I don't think they reflect hardware you'd actually build.  Wholesale setting an 
entire one hot state array that big simply because you don't do it for the bits 
set in the precursor state to the now current state seems a bit excessive.  

The if statements should be if then elsif...  The way the it is now you 
evaluate all the expressions and all but one are going to false. Using elsif 
allows you to quit evaluating after you find the current state value.  

I think a port with 2347 signals is a bit extreme (read unreasonable).

You should try in another tool environment as well, speaking of which Nick 
Gasson emailed me and after modifying his VHDL tool so it would analyze 
fsm.vhd.  He used emacs to write a test bench.  Last heard he was waiting on 
elaboration to finish so he could quit for the night.  fsm.vhd is the slowest 
analyzing VHDL design description I've ever seen ghdl swallow.  

fsm.vhd.gz is under the maximum size threshold for appending in a bug report on 
gna.org. (And I don't know whether that's a blessing or a curse).

A one hot state machine is harder to generate than something with scalar array 
state.

As I recall the correct way to write a state bit would be something along the 
lines of

   state_next(44013) <= state_cur(44014);

as a concurrent signal assignment, implying no need for the broadside 'clears'. 
 I accidentally picked and easy one there are some 2 different states branching 
to the same states in there.

You could also generate the appropriate outputs as concurrent signal 
assignments or'ing together all the one hot states that generate a particular 
output.

There are equivalent process statements for concurrent signal assignment 
statements that essentially end with the added sequential statement:
    wait on sensitivity_list;  

where the sensitivity list includes every signal showing up on the right hand 
side of the assignment operator in the concurrent signal assignment state cast 
as a sequential signal assignment statement.

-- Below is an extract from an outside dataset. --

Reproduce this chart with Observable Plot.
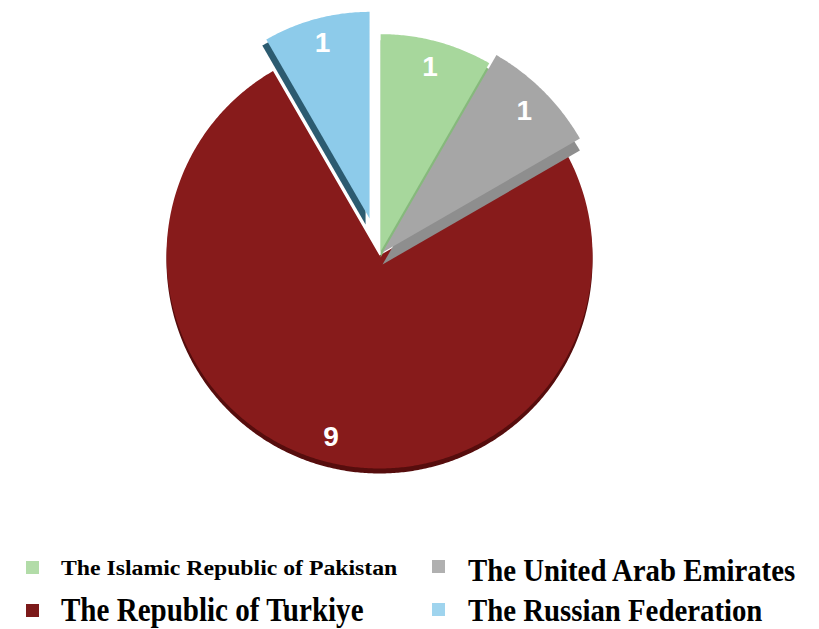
<!DOCTYPE html>
<html>
<head>
<meta charset="utf-8">
<script src="https://cdn.jsdelivr.net/npm/d3@7"></script>
<script src="https://cdn.jsdelivr.net/npm/@observablehq/plot@0.6"></script>
<style>
  html, body { margin: 0; padding: 0; background: #fff; }
  #chart { width: 819px; }
  svg { display: block; }
</style>
</head>
<body>
<div id="chart"></div>
<script>
// ---- data ----
const countries = [
  "The Islamic Republic of Pakistan",
  "The United Arab Emirates",
  "The Republic of Turkiye",
  "The Russian Federation"
];
const counts = [1, 1, 9, 1];

// ---- styles (per slice, in data order) ----
const topColors  = ["#a7d79c", "#a6a6a6", "#871b1b", "#8dcbea"];
const sideColors = ["#86b97c", "#8e8e8e", "#560d0d", "#2c5b70"];
const swatchColors = ["#b2dca8", "#b0b0b0", "#7c1a1a", "#9fd4ee"];
const explode = [0.02, 0.02, 0, 0.18];
const radiusK = [1.02, 1.07, 1.0, 0.97];
const depthPx = [6, 12, 5, 6];
const sideDx  = [0, 0, 0, -4];

const W = 819, H = 540, R = 213, cx = 379, cy = 255;
const rad = Math.PI / 180;
const total = d3.sum(counts);

// angles (degrees clockwise from 12 o'clock)
let acc = 0;
const slices = countries.map((name, i) => {
  const a0 = acc / total * 360;
  acc += counts[i];
  const a1 = acc / total * 360;
  const mid = (a0 + a1) / 2;
  return {name, value: counts[i], i, a0, a1, mid,
          ox: explode[i] * Math.sin(mid * rad), oy: explode[i] * Math.cos(mid * rad), r: radiusK[i]};
});

function poly(s, dx, dy) {
  const pts = [{x: s.ox + dx, y: s.oy + dy}];
  for (let t = s.a0; t <= s.a1 + 1e-9; t += 0.5) {
    pts.push({x: s.ox + dx + s.r * Math.sin(t * rad), y: s.oy + dy + s.r * Math.cos(t * rad)});
  }
  pts.push({x: s.ox + dx, y: s.oy + dy});
  return pts;
}

const order = [2, 0, 1, 3]; // draw order: Turkiye, Pakistan, UAE, Russia
const marks = [];
for (const i of order) {
  const s = slices[i];
  marks.push(Plot.line(poly(s, sideDx[i] / R, -depthPx[i] / R), {x: "x", y: "y", fill: sideColors[i], stroke: "none"}));
  marks.push(Plot.line(poly(s, 0, 0), {x: "x", y: "y", fill: topColors[i], stroke: "none"}));
}
const labelK = 0.88;
marks.push(Plot.text(slices, {
  x: s => s.ox + labelK * s.r * Math.sin(s.mid * rad),
  y: s => s.oy + labelK * s.r * Math.cos(s.mid * rad),
  text: s => String(s.value),
  fill: "#fff",
  fontSize: 28,
  fontWeight: "bold",
  fontFamily: "Liberation Sans, Arial, sans-serif"
}));

const chart = Plot.plot({
  width: W, height: H,
  margin: 0,
  x: {domain: [-cx / R, (W - cx) / R], axis: null},
  y: {domain: [-(H - cy) / R, cy / R], axis: null},
  marks
});
document.getElementById("chart").appendChild(chart);

// ---- legend below ----
const legendItems = [
  {i: 0, sx: 26, sy: 21, tx: 61, ty: 35, fs: 22, k: 1.08},
  {i: 1, sx: 432, sy: 20, tx: 468, ty: 41, fs: 32, k: 0.90},
  {i: 2, sx: 26, sy: 64, tx: 61, ty: 81, fs: 33, k: 0.88},
  {i: 3, sx: 432, sy: 63, tx: 468, ty: 81, fs: 32, k: 0.90}
];
const leg = d3.select("#chart").append("svg")
  .attr("width", W).attr("height", 629 - H);
leg.selectAll("rect").data(legendItems).join("rect")
  .attr("x", d => d.sx).attr("y", d => d.sy)
  .attr("width", 13).attr("height", 13)
  .attr("fill", d => swatchColors[d.i]);
leg.selectAll("text").data(legendItems).join("text")
  .attr("transform", d => `translate(${d.tx},${d.ty}) scale(${d.k},1)`)
  .attr("font-family", "Liberation Serif, Times New Roman, serif")
  .attr("font-weight", "bold")
  .attr("font-size", d => d.fs)
  .attr("fill", "#000")
  .text(d => countries[d.i]);
</script>
</body>
</html>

If nothing else it would let you know just how big your model actually is in 
terms of hardware.

For instance there are 36,864 states writing out1 to a '1', suspiciously the 
same number of out2 '1' assignments which likely tells us your state machine 
isn't  optimally expressed, they seem to be paired. out5 has the same number of 
assignments but doesn't appear to paired, but does appear to be associated with 
a set of outputs.

And about now I'm starting to believe your model can just be that big.  That's 
a lot of OR operators.  With scalar states you can do ranges and patterns (as 
well as logic reduction), which you can't do with one hot.  There's a practical 
limit to the number of one hot states fsm.vhd is guaranteed to exceed.  This 
hardware likely can't be synthesized either, at least not when hitting any 
performance goals driving you to use one hot encoding.

Just what is fsm.vhd supposed to do, anyway?